Record extracts:
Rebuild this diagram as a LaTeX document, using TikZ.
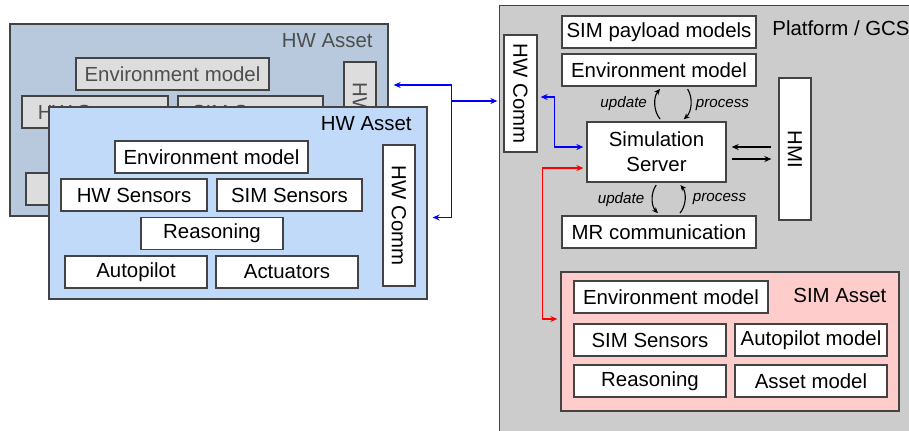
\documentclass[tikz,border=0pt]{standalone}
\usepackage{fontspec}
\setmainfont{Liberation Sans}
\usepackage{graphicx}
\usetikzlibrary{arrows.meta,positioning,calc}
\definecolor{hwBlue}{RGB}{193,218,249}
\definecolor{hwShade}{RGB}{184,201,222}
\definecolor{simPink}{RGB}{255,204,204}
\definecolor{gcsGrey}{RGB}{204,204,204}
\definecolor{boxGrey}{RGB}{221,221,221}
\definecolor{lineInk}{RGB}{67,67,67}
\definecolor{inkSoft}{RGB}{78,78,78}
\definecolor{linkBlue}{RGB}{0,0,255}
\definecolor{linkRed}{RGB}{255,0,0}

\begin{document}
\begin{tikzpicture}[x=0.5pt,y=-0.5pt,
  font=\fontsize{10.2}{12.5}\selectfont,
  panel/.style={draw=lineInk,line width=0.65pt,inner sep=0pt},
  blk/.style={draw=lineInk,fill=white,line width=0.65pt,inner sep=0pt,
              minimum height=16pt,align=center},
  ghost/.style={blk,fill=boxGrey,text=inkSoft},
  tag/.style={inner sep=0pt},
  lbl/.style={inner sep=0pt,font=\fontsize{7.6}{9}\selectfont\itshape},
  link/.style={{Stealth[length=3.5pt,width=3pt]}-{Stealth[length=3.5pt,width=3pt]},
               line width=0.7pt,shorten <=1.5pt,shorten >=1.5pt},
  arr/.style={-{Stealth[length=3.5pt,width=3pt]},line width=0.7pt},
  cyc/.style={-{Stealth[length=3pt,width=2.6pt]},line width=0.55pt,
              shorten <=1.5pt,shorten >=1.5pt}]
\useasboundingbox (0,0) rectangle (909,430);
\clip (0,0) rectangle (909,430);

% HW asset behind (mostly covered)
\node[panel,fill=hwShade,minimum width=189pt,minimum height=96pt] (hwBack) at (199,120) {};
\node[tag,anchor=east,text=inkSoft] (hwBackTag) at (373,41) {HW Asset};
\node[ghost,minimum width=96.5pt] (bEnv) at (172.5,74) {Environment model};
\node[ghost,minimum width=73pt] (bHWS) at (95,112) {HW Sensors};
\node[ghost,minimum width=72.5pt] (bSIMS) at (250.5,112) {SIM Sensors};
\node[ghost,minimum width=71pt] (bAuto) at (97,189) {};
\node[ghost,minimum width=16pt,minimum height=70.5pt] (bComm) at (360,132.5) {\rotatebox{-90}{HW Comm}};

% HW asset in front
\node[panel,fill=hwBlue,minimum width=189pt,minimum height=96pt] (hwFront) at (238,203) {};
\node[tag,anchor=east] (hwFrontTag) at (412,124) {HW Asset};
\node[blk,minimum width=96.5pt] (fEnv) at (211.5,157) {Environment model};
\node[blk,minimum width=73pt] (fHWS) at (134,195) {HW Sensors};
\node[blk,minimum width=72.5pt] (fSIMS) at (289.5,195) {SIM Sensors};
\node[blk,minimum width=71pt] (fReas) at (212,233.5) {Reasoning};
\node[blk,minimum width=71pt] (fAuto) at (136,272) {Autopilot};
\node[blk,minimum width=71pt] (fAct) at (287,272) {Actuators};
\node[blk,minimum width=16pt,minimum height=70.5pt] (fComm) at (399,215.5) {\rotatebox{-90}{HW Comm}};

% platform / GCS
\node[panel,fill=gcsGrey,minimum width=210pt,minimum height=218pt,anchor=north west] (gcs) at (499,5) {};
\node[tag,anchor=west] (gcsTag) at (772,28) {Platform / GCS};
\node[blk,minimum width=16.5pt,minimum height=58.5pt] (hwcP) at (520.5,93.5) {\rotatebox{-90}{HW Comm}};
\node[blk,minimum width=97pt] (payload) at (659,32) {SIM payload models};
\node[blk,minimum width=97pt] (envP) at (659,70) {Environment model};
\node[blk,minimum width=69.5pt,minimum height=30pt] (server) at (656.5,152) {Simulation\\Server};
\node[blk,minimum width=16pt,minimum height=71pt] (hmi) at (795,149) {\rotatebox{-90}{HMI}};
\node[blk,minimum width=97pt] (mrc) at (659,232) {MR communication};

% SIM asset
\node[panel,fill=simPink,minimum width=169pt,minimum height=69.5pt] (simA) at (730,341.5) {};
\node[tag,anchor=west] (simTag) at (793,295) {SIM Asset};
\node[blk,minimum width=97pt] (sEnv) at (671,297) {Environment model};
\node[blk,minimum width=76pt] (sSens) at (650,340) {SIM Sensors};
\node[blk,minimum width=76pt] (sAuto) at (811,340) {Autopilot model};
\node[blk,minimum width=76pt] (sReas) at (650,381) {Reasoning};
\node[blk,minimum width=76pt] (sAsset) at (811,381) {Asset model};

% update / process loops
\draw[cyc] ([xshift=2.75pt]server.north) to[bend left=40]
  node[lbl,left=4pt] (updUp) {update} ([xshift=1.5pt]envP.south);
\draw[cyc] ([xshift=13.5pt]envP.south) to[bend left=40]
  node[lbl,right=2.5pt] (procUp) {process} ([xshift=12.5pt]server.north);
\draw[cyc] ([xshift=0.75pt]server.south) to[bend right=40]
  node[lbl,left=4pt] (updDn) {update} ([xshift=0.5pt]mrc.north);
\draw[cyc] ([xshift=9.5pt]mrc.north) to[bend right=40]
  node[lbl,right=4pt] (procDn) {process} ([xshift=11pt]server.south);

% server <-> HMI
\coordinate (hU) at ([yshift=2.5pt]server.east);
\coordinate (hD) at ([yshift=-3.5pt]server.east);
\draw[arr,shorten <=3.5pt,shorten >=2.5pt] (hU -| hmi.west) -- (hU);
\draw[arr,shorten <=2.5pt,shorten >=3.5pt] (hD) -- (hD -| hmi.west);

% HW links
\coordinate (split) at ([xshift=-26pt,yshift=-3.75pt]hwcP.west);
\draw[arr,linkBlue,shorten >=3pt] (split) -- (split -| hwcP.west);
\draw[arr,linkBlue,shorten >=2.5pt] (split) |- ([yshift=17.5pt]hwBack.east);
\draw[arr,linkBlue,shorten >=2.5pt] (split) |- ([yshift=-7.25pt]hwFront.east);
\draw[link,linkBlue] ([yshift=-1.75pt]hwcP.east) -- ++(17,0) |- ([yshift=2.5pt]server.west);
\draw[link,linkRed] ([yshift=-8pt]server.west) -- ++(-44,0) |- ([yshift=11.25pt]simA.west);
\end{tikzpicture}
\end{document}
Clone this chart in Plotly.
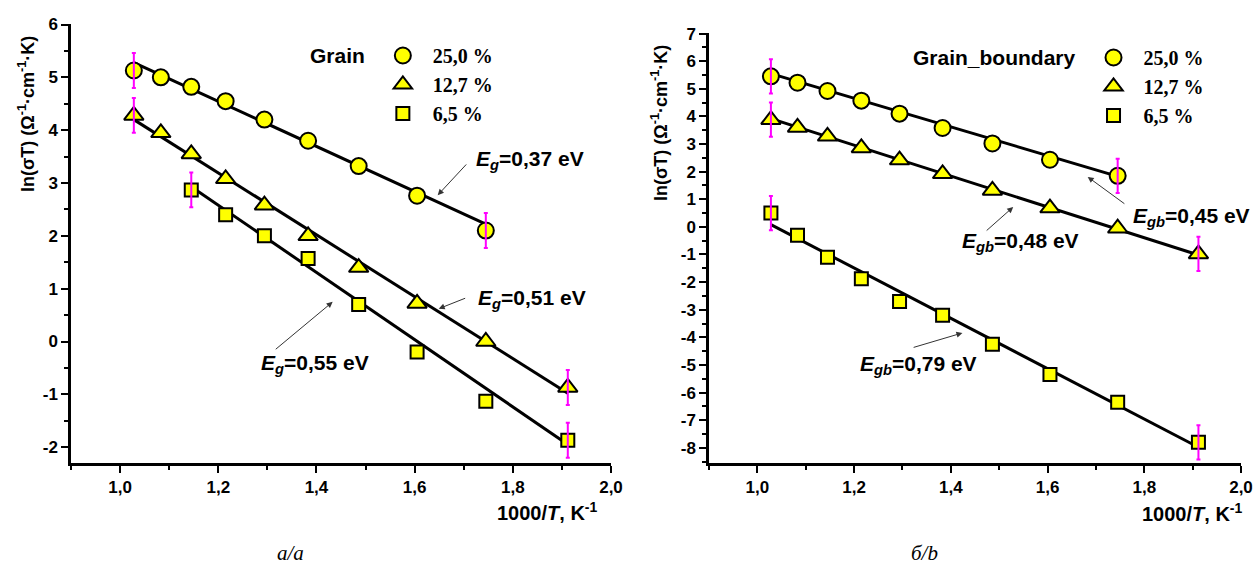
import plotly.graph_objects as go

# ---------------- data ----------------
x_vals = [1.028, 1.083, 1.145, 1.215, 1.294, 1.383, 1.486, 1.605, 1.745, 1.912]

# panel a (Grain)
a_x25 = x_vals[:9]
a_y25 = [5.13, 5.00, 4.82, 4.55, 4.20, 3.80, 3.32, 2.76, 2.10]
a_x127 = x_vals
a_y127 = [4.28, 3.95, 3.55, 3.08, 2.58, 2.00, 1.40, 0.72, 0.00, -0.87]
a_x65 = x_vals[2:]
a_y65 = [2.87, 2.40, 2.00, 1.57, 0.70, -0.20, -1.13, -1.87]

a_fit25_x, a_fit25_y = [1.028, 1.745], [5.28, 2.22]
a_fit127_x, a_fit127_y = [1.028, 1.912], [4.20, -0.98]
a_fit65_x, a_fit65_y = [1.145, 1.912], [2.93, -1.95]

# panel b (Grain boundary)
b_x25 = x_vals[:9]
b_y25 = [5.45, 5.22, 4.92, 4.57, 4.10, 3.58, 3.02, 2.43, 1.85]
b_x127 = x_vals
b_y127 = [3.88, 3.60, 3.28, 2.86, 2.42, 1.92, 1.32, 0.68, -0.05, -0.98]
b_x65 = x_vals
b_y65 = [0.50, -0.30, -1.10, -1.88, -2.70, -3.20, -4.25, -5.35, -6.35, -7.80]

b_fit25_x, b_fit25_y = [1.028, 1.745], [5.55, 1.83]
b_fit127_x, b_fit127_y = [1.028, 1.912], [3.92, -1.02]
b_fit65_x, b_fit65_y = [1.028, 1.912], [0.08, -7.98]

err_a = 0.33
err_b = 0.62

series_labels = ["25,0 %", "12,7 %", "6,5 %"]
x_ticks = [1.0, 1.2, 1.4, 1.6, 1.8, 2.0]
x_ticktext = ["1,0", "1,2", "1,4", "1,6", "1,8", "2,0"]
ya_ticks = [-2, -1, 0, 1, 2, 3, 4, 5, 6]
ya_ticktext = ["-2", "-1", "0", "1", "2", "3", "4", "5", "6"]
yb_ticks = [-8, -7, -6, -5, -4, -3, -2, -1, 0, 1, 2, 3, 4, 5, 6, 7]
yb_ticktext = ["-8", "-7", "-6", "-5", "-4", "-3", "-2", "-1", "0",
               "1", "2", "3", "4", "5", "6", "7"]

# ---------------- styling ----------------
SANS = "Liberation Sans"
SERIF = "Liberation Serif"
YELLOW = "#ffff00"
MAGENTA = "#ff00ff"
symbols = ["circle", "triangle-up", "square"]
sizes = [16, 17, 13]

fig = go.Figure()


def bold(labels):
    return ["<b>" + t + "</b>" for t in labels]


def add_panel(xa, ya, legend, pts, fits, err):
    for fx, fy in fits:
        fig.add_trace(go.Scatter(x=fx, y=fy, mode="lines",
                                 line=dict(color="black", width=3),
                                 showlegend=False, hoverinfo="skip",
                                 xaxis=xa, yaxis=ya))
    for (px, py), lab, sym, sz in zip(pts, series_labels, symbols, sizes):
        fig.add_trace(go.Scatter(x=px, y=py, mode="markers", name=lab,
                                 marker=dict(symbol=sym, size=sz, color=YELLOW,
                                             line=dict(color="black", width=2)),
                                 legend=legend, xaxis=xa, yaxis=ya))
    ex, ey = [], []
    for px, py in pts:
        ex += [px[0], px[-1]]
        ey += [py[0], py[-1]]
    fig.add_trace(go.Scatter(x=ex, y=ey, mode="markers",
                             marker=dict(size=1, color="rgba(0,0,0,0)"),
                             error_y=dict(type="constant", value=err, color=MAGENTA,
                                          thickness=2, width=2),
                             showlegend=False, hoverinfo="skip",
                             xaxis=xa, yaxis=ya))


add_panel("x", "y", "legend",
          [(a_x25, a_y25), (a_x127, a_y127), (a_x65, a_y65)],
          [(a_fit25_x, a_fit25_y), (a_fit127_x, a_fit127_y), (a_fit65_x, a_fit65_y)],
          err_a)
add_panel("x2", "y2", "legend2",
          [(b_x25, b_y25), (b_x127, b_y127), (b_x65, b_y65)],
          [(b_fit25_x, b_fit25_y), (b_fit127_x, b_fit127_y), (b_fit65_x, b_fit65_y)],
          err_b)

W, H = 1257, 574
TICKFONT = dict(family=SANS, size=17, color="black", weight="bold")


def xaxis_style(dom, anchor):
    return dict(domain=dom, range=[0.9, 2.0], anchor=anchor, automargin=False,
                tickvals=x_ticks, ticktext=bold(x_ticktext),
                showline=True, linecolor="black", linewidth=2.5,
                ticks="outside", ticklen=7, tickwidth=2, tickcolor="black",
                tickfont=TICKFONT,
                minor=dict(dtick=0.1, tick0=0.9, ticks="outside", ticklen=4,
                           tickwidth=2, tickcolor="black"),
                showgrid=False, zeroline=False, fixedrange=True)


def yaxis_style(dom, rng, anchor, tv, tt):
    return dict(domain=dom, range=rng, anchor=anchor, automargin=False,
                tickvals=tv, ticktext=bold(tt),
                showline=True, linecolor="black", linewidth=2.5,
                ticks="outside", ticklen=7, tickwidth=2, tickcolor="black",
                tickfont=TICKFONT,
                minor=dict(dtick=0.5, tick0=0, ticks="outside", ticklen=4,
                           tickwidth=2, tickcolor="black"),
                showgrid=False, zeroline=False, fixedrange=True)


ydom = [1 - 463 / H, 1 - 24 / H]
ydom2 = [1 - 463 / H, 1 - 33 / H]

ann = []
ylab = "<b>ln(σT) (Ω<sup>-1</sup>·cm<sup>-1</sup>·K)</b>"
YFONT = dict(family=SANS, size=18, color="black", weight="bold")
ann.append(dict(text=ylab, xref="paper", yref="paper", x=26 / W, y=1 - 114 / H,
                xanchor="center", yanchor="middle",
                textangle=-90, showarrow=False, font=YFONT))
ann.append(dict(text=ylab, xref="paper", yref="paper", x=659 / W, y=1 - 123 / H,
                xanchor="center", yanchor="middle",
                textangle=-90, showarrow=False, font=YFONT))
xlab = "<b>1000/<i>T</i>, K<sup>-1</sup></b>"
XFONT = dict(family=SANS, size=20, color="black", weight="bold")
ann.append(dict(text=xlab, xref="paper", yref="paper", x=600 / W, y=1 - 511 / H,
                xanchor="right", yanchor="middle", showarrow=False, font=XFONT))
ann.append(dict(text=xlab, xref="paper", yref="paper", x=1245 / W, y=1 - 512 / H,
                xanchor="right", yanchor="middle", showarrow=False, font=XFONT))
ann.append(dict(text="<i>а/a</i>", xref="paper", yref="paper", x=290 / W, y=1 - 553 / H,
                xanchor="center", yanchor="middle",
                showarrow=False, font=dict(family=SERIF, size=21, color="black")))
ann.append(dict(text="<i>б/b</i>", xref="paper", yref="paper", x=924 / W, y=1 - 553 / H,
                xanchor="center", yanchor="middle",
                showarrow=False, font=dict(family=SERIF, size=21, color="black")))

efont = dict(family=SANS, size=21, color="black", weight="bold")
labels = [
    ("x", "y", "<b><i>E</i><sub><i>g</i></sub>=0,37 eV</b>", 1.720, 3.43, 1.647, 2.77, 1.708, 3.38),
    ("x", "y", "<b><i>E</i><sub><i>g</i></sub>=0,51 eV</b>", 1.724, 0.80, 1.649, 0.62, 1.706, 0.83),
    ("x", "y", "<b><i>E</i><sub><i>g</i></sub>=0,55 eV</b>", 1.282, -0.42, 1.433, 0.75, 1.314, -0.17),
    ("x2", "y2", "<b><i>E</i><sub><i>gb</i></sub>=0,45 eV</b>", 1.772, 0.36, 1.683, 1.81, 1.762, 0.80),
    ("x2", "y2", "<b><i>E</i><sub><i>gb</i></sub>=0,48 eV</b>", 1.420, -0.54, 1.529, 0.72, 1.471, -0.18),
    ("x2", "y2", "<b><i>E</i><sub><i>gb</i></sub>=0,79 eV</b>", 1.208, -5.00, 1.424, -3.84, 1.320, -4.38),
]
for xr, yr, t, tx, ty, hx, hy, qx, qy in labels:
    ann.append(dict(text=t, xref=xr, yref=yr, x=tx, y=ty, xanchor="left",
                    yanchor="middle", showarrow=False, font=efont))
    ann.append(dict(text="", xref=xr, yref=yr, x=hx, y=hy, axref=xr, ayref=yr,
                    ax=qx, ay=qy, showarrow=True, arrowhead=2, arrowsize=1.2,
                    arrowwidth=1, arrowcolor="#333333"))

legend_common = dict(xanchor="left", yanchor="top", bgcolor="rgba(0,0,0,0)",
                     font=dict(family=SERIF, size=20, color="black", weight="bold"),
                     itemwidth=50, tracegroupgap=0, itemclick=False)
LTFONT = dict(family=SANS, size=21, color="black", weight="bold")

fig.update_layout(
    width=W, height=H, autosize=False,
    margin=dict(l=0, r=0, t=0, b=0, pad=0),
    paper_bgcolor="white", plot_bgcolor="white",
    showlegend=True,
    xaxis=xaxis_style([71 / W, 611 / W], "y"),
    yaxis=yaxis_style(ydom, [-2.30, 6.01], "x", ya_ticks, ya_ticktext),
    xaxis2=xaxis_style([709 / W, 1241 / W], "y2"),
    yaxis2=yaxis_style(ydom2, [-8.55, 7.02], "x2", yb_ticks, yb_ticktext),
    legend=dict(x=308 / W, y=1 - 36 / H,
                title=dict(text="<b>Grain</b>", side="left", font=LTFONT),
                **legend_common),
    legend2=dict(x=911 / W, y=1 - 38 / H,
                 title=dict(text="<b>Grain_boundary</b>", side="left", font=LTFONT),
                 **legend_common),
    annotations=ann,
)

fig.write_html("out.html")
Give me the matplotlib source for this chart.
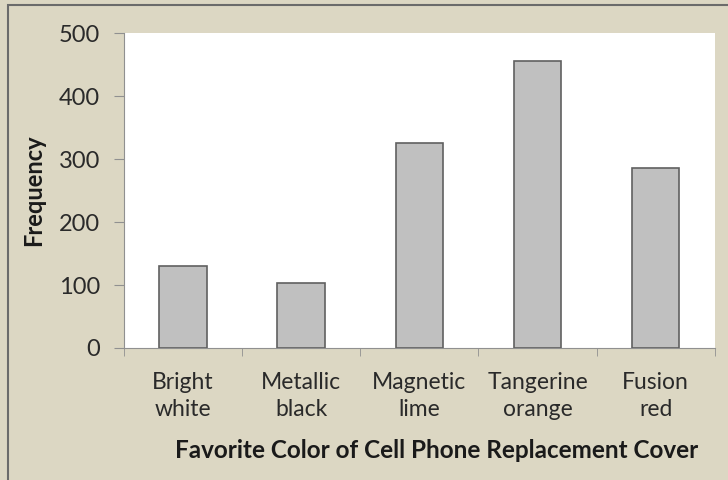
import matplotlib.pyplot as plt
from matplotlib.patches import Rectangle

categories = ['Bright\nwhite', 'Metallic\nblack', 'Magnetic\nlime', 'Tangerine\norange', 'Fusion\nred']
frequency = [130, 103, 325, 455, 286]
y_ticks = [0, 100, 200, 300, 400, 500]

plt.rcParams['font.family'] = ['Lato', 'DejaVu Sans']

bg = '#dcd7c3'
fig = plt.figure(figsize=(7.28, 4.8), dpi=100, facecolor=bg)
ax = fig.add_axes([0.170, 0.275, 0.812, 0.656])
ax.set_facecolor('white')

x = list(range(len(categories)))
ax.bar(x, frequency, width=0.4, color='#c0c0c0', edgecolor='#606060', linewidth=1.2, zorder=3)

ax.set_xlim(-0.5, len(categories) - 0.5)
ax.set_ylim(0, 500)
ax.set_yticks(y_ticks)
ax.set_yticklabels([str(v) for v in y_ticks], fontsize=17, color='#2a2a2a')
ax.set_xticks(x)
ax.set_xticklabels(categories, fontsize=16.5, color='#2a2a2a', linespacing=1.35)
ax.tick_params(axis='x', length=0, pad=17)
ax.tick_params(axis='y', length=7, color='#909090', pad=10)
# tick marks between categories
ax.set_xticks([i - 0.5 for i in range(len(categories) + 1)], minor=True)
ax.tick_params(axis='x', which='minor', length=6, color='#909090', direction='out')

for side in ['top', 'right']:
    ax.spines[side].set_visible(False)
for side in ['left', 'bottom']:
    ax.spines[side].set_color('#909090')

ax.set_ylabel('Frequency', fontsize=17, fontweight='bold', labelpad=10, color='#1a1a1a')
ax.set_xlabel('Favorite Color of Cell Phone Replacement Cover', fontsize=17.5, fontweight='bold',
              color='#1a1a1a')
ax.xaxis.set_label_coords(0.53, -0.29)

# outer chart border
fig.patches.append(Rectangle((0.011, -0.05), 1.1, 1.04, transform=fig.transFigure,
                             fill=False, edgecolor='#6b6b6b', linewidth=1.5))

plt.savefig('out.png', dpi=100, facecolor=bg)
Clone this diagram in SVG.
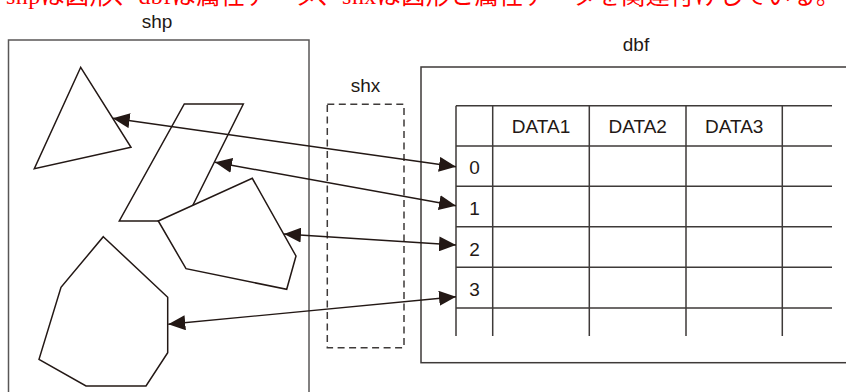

Task goal: Give again, exactly as written, only the lines that start at the one with "Give me the matplotlib source for this chart." and end at the one with "from matplotlib.patches import Rectangle", both included. Skip any pictures.

Written response:
Give me the matplotlib source for this chart.
import matplotlib.pyplot as plt
from matplotlib.patches import Rectangle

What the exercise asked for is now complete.